How Orthopedists Can Get off the List of Most-Sued Doctors

Laird Harrison

Disclosures

October 07, 2015

A Confused Patient Is a Prospective Litigant

In an all-too-common scenario, a patient visits an orthopedic surgeon complaining of, say, hip pain. After all conservative treatment options have been tried—and failed—the patient is back.

The surgeon says, "It's time to consider a hip replacement."

The patient resignedly agrees.

"Of course, there are some risks," the surgeon adds. He briskly runs down the list. "Any questions?"

The patient looks at him. He doesn't respond. Does he understand what the surgeon just said? Who knows? It's impossible to tell.

The surgeon glances at his watch. He has a busy schedule. The clock is ticking. So he doesn't query further. Instead, he takes the lack of a response as a yes: The patient understands the risks.

"If there are no questions," the surgeon continues, "my nurse will give you a consent form to sign, and we'll schedule the procedure for next week."

The patient then signs the form without clearly understanding the risks of the procedure. The surgery is performed. It goes well. However, 3 weeks later, the patient complains of right foot drop and peroneal neuropathy. The surgeon had mentioned both as possible adverse events. Both are listed as risks on the signed consent. No matter. The patient sues the doctor for malpractice.

Most Orthopedists Can Expect to Be Sued

If you practice orthopedic surgery long enough, the odds are good that someone will hit you with this sort of lawsuit, says pathologist David B. Troxel, MD, medical director of The Doctors Company in Napa, California, the nation's largest insurer of physician and surgeon medical liability.

In 2014, patients and families filed malpractice lawsuits against 18% of orthopedic surgeons, he says. According to a 2011 study, orthopedics is the fourth most sued specialty, after neurosurgery, cardiothoracic surgery, and general surgery.[1]

The good news is that the rate of lawsuits has been declining across all specialties since 2008, says Dr Troxel. But, he adds, far more liability suits could be prevented if orthopedists took the time to maintain good relationships with their patients.

In a new study of claims against more than 2100 orthopedists, The Doctors Company analyzed the most common types of claims and, based on these findings, developed recommendations for avoiding them.[2]

The researchers characterized 46% of allegations against orthopedic surgeons as "improper performance of surgery."[2]

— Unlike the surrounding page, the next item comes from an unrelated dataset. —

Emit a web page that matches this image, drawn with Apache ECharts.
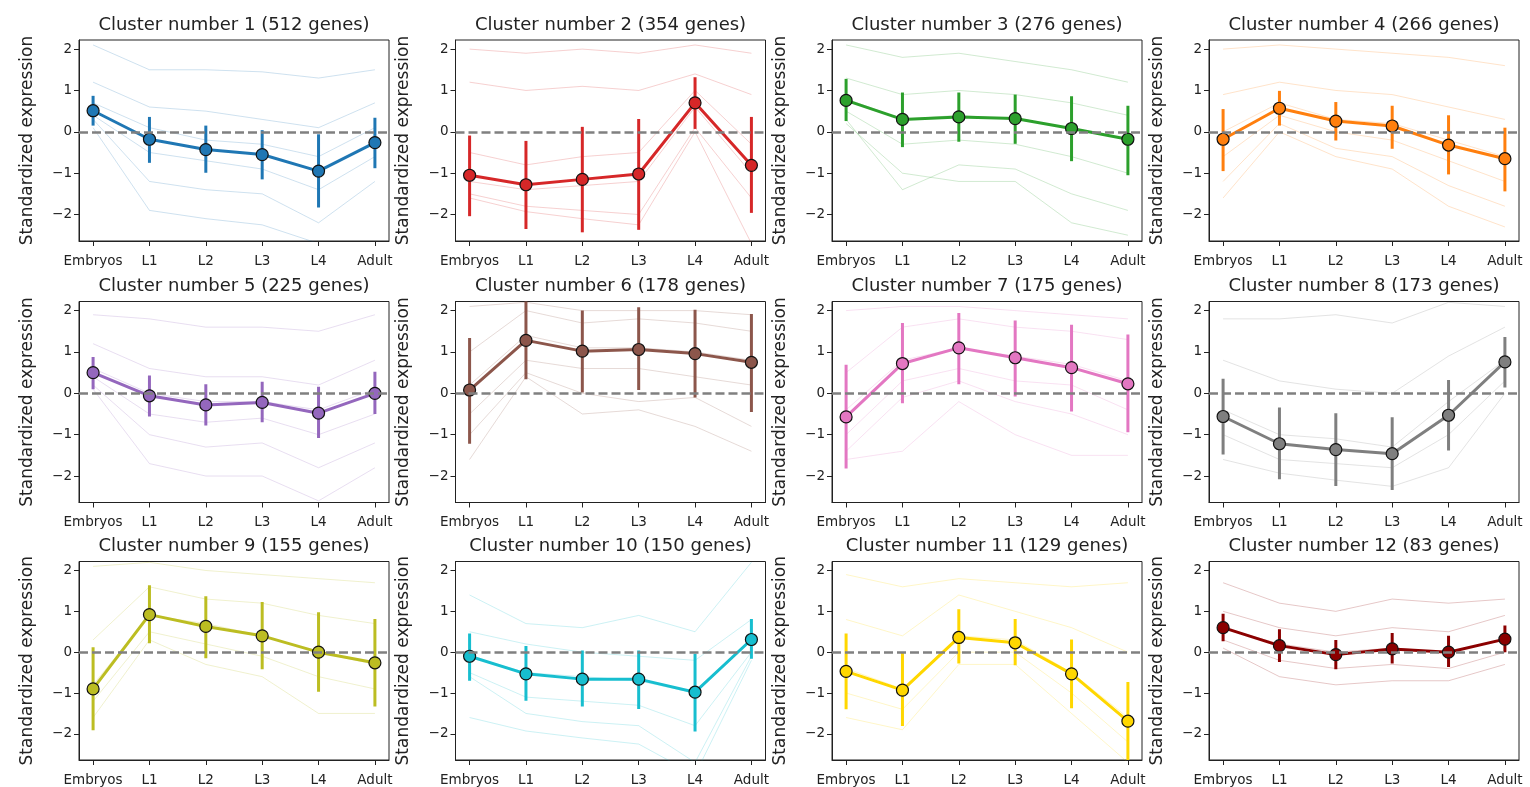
<!DOCTYPE html>
<html>
<head>
<meta charset="utf-8">
<script src="https://cdn.jsdelivr.net/npm/echarts@6/dist/echarts.min.js"></script>
<style>
  html, body { margin: 0; padding: 0; background: #fff; }
  #chart { width: 1530px; height: 787px; }
</style>
</head>
<body>
<div id="chart"></div>
<script>
var stages = ['Embryos', 'L1', 'L2', 'L3', 'L4', 'Adult'];
var geneCounts = [512, 354, 276, 266, 225, 178, 175, 173, 155, 150, 129, 83];
var colors = ['#1f77b4', '#d62728', '#2ca02c', '#ff7f0e', '#9467bd', '#8c564b',
              '#e377c2', '#7f7f7f', '#bcbd22', '#17becf', '#ffd700', '#8b0000'];
var yTicks = [-2, -1, 0, 1, 2];

// cluster means per stage
var means = [
    [0.51, -0.18, -0.43, -0.55, -0.95, -0.26],
    [-1.05, -1.28, -1.15, -1.02, 0.70, -0.81],
    [0.76, 0.30, 0.36, 0.32, 0.08, -0.18],
    [-0.18, 0.57, 0.26, 0.14, -0.32, -0.65],
    [0.50, -0.06, -0.28, -0.22, -0.48, 0.00],
    [0.08, 1.28, 1.02, 1.06, 0.96, 0.75],
    [-0.57, 0.72, 1.10, 0.86, 0.62, 0.23],
    [-0.56, -1.22, -1.36, -1.46, -0.53, 0.76],
    [-0.90, 0.92, 0.63, 0.40, 0.00, -0.26],
    [-0.10, -0.53, -0.66, -0.66, -0.98, 0.31],
    [-0.47, -0.93, 0.36, 0.23, -0.53, -1.69],
    [0.60, 0.16, -0.06, 0.08, 0.00, 0.32]
];
// error bar ends (mean +/- sd)
var errTop = [
    [0.87, 0.36, 0.15, 0.04, -0.06, 0.34],
    [-0.09, -0.22, 0.12, 0.31, 1.32, 0.36],
    [1.28, 0.95, 0.95, 0.90, 0.86, 0.63],
    [0.55, 0.99, 0.72, 0.63, 0.40, 0.10],
    [0.88, 0.43, 0.22, 0.28, 0.16, 0.52],
    [1.34, 2.30, 2.00, 2.08, 2.02, 1.92],
    [0.69, 1.70, 1.94, 1.76, 1.66, 1.42],
    [0.35, -0.34, -0.48, -0.58, 0.32, 1.36],
    [0.12, 1.64, 1.37, 1.23, 0.98, 0.81],
    [0.46, 0.15, 0.04, 0.04, -0.04, 0.81],
    [0.46, -0.02, 1.05, 0.81, 0.31, -0.73],
    [0.94, 0.56, 0.30, 0.47, 0.40, 0.65]
];
var errBottom = [
    [0.15, -0.75, -0.99, -1.15, -1.83, -0.88],
    [-2.04, -2.35, -2.43, -2.37, 0.07, -1.96],
    [0.26, -0.37, -0.24, -0.29, -0.71, -1.05],
    [-0.95, 0.15, -0.21, -0.41, -1.03, -1.44],
    [0.10, -0.56, -0.78, -0.70, -1.08, -0.50],
    [-1.22, 0.34, 0.02, 0.08, -0.10, -0.45],
    [-1.82, -0.24, 0.22, -0.08, -0.44, -0.94],
    [-1.48, -2.08, -2.24, -2.34, -1.38, 0.14],
    [-1.91, 0.22, -0.15, -0.42, -0.97, -1.33],
    [-0.70, -1.19, -1.33, -1.39, -1.94, -0.16],
    [-1.40, -1.81, -0.28, -0.32, -1.37, -2.75],
    [0.27, -0.24, -0.42, -0.28, -0.36, 0.00]
];
var geneLines = [
    [[2.1, 1.5, 1.5, 1.45, 1.3, 1.5], [1.2, 0.6, 0.5, 0.3, 0.1, 0.7], [0.7, 0.1, -0.2, -0.3, -0.6, 0.1],
     [0.4, -0.5, -0.7, -0.9, -1.4, -0.6], [0.3, -1.2, -1.4, -1.5, -2.2, -1.2], [0.1, -1.9, -2.1, -2.25, -2.7, -2.7]],
    [[2.0, 1.9, 2.0, 1.9, 2.1, 1.9], [1.2, 1.0, 1.1, 1.0, 1.4, 0.9], [-0.5, -0.8, -0.6, -0.5, 1.0, -0.3],
     [-1.2, -1.4, -1.3, -1.2, 0.6, -1.0], [-1.5, -1.8, -1.9, -2.0, 0.1, -1.6], [-1.6, -1.93, -2.1, -2.25, 0.0, -2.7]],
    [[2.1, 1.8, 1.9, 1.7, 1.5, 1.2], [1.3, 0.9, 1.0, 0.9, 0.7, 0.4], [0.8, 0.3, 0.4, 0.3, 0.1, -0.2],
     [0.5, -0.3, -0.2, -0.3, -0.6, -1.0], [0.3, -1.4, -0.8, -0.9, -1.5, -1.9], [0.2, -1.0, -1.2, -1.2, -2.2, -2.5]],
    [[2.0, 2.1, 2.0, 1.9, 1.8, 1.6], [0.9, 1.2, 1.0, 0.9, 0.6, 0.3], [0.0, 0.7, 0.3, 0.2, -0.2, -0.6],
     [-0.6, 0.4, 0.0, -0.2, -0.7, -1.2], [-1.2, 0.2, -0.4, -0.6, -1.3, -1.8], [-1.6, 0.0, -0.6, -0.9, -1.8, -2.3]],
    [[1.9, 1.8, 1.6, 1.6, 1.5, 1.9], [1.2, 0.6, 0.4, 0.4, 0.2, 0.8], [0.6, 0.0, -0.2, -0.2, -0.4, 0.1],
     [0.4, -0.5, -0.7, -0.6, -1.0, -0.5], [0.2, -1.0, -1.3, -1.2, -1.8, -1.2], [0.1, -1.7, -2.0, -2.0, -2.6, -1.8]],
    [[2.1, 2.2, 2.0, 2.0, 2.0, 1.9], [1.0, 2.0, 1.7, 1.8, 1.7, 1.5], [0.2, 1.4, 1.1, 1.1, 1.0, 0.8],
     [-0.5, 0.8, 0.6, 0.6, 0.4, 0.2], [-1.0, 0.5, 0.0, -0.2, -0.1, -0.8], [-1.6, 0.4, -0.5, -0.4, -0.8, -1.4]],
    [[2.0, 2.1, 2.1, 2.0, 1.9, 1.8], [0.5, 1.6, 1.8, 1.6, 1.5, 1.3], [-0.4, 0.8, 1.1, 0.9, 0.7, 0.3],
     [-1.0, 0.3, 0.6, 0.3, 0.2, -0.4], [-1.4, -0.1, 0.3, -0.2, -0.5, -1.0], [-1.6, -1.4, -0.2, -1.0, -1.5, -1.5]],
    [[1.8, 1.8, 1.9, 1.7, 2.2, 2.1], [0.8, 0.3, 0.1, 0.0, 0.9, 1.6], [-0.4, -1.0, -1.1, -1.3, -0.2, 0.8],
     [-1.0, -1.6, -1.7, -1.8, -1.0, 0.3], [-1.6, -1.93, -2.1, -2.25, -1.8, 0.0]],
    [[2.1, 2.2, 2.0, 1.9, 1.8, 1.7], [0.3, 1.6, 1.3, 1.2, 0.9, 0.7], [-0.8, 0.9, 0.7, 0.4, 0.0, -0.3],
     [-1.2, 0.5, 0.2, -0.1, -0.6, -0.9], [-1.6, 0.3, -0.3, -0.6, -1.5, -1.5]],
    [[1.4, 0.7, 0.6, 0.9, 0.5, 2.2], [0.5, 0.2, 0.0, -0.1, -0.2, 0.8], [-0.1, -0.5, -0.6, -0.7, -1.0, 0.3],
     [-0.5, -1.1, -1.2, -1.3, -1.8, 0.0], [-1.6, -1.93, -2.1, -2.25, -3.0, -0.2], [-0.6, -1.5, -1.7, -1.8, -2.7, -0.1]],
    [[1.9, 1.6, 1.8, 1.7, 1.6, 1.7], [0.8, 0.4, 1.4, 1.0, 0.6, 0.0], [-0.4, -0.9, 0.4, 0.3, -0.5, -1.6],
     [-1.0, -1.4, 0.0, 0.0, -1.0, -2.2], [-1.6, -1.9, -0.3, -0.3, -1.5, -2.7]],
    [[1.7, 1.2, 1.0, 1.3, 1.2, 1.3], [1.0, 0.6, 0.4, 0.6, 0.5, 0.9], [0.6, 0.2, 0.0, 0.1, 0.0, 0.3],
     [0.3, -0.2, -0.4, -0.3, -0.4, 0.0], [0.1, -0.6, -0.8, -0.7, -0.7, -0.3]]
];

var FONT = '"DejaVu Sans", sans-serif';
var INK = '#222';
var gridLefts = [79, 455.5, 832, 1209];
var gridTops = [40, 301.5, 561.5];

function pairs(arr) {
    return arr.map(function (v, j) { return [j, v]; });
}

function buildOption() {
    var grids = [], xAxes = [], yAxes = [], titles = [], series = [];

    means.forEach(function (m, i) {
        var gLeft = gridLefts[i % 4], gTop = gridTops[Math.floor(i / 4)];
        var color = colors[i];

        grids.push({
            left: gLeft, top: gTop, width: 310, height: 201,
            show: true, borderColor: INK, borderWidth: 1
        });
        titles.push({
            text: 'Cluster number ' + (i + 1) + ' (' + geneCounts[i] + ' genes)',
            left: gLeft + 155, top: gTop - 24, textAlign: 'center', padding: 0,
            textStyle: {fontFamily: FONT, fontSize: 18, fontWeight: 'normal', color: INK}
        });
        xAxes.push({
            gridIndex: i, type: 'value', min: -0.25, max: 5.25,
            axisLine: {show: true, onZero: false, lineStyle: {color: INK, width: 1}},
            splitLine: {show: false},
            axisTick: {show: true, inside: false, customValues: [0, 1, 2, 3, 4, 5], length: 5,
                       lineStyle: {color: INK}},
            axisLabel: {
                customValues: [0, 1, 2, 3, 4, 5], margin: 13,
                fontFamily: FONT, fontSize: 13.5, color: INK,
                formatter: function (v) { return stages[Math.round(v)]; }
            }
        });
        yAxes.push({
            gridIndex: i, type: 'value', min: -2.64, max: 2.22,
            name: 'Standardized expression', nameLocation: 'middle', nameGap: 43,
            nameTextStyle: {fontFamily: FONT, fontSize: 17, color: INK},
            axisLine: {show: true, onZero: false, lineStyle: {color: INK, width: 1}},
            splitLine: {show: false},
            axisTick: {show: true, inside: false, customValues: yTicks, length: 5,
                       lineStyle: {color: INK}},
            axisLabel: {
                customValues: yTicks, margin: 7,
                fontFamily: FONT, fontSize: 13.5, color: INK,
                formatter: function (v) { return v < 0 ? '\u2212' + Math.abs(v) : String(v); }
            }
        });

        // faint gene profiles
        geneLines[i].forEach(function (g, k) {
            var s = {
                type: 'line', xAxisIndex: i, yAxisIndex: i, data: pairs(g),
                symbol: 'none', silent: true, z: 1,
                lineStyle: {color: color, width: 1, opacity: 0.22}
            };
            if (k === 0) {
                s.markLine = {
                    silent: true, symbol: 'none', label: {show: false},
                    lineStyle: {color: '#808080', type: [9, 4], width: 2.5, opacity: 1},
                    data: [{yAxis: 0}]
                };
            }
            series.push(s);
        });

        // error bars
        series.push({
            type: 'custom', xAxisIndex: i, yAxisIndex: i, silent: true, clip: true, z: 3,
            data: stages.map(function (st, j) { return [j, errBottom[i][j], errTop[i][j]]; }),
            renderItem: function (params, api) {
                var p1 = api.coord([api.value(0), api.value(1)]);
                var p2 = api.coord([api.value(0), api.value(2)]);
                return {
                    type: 'line',
                    shape: {x1: p1[0], y1: p1[1], x2: p2[0], y2: p2[1]},
                    style: {stroke: color, lineWidth: 3}
                };
            }
        });

        // cluster mean
        series.push({
            type: 'line', xAxisIndex: i, yAxisIndex: i, data: pairs(m),
            symbol: 'circle', symbolSize: 12, showSymbol: true, silent: true, z: 4,
            lineStyle: {color: color, width: 3},
            itemStyle: {color: color, borderColor: '#111', borderWidth: 1.2}
        });
    });

    return {
        animation: false,
        backgroundColor: '#fff',
        title: titles,
        grid: grids,
        xAxis: xAxes,
        yAxis: yAxes,
        series: series
    };
}

var chart = echarts.init(document.getElementById('chart'));
chart.setOption(buildOption());
</script>
</body>
</html>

"That's kind of a shocking number," says Dr Troxel. "But what was kind of reassuring is that when the claims were reviewed by the experts we contracted, in the overwhelming number of cases, the complaint resulted from a known complication that had been disclosed to the patient in the informed-consent process."

Procedures Most Likely to Spark a Lawsuit

According to the study, procedures that led to allegations included total knee replacement, total hip replacement, knee arthroscopy, vertebroplasty, open reduction internal fixation, diskectomy, exploration and decompression of the spinal canal, shoulder arthroscopy, and rotator cuff repair.[2]

Sixteen percent of allegations were characterized as "improper management of surgical patient."[2] These claims related to postoperative care. They included infections, malunion or nonunion of bones, continued pain, or mechanical issues of orthopedic devices.

Thirteen percent were "diagnosis related."[2] Among the conditions most commonly alleged to be misdiagnosed were compartment syndrome, fractures, nonunion of fractures, hematomas, postoperative infections, malignant bone tumors, thromboembolism, and dislocations.

The Doctors Company also looked at specific factors contributing to patients' injury. They found that technical performance was the cause in 35% of the cases.[2] Poor technique and misidentification of anatomic structure were factors in some of these complaints. But "only a small percentage," the study concluded, were due to substandard care, and often the injury was a known risk of the procedure.

Twenty-nine percent of injuries resulted from "patient factors," the study found.[2] In one example, a patient suffered an ankle fracture with displacement of the talus and disruption of the ankle mortise. Because of comorbidities and the need for medical clearance, the surgery was postponed. The patient was prescribed physical therapy to reduce edema but refused to participate.

Two days later, the patient died of a pulmonary embolism. The family alleged that the injury was improperly managed. But the physical therapist, surgeon, and nursing staff had clearly documented the patient's refusal of physical therapy.

Twelve percent of injuries resulted from selection and management of therapy.[2] In some cases, the reviewers found that patients were not good candidates for the procedures they had. In other cases, the practitioners failed to order the correct medication or used inappropriate procedures.

Another 12% of injuries resulted from poor communication, sometimes because of language barriers, inadequate discharge instructions, inadequate follow-up instructions, or insufficient information regarding the risks of medications.[2]

A final 12% of injuries resulted from "patient assessment issues," such as failure or delay in ordering diagnostic tests, failure to establish a differential diagnosis, misinterpretation of diagnostic studies, failure to respond to a patient's repeated concerns or symptoms, failure to consider clinical information available in the medical record, or failure to address abnormal findings.[2]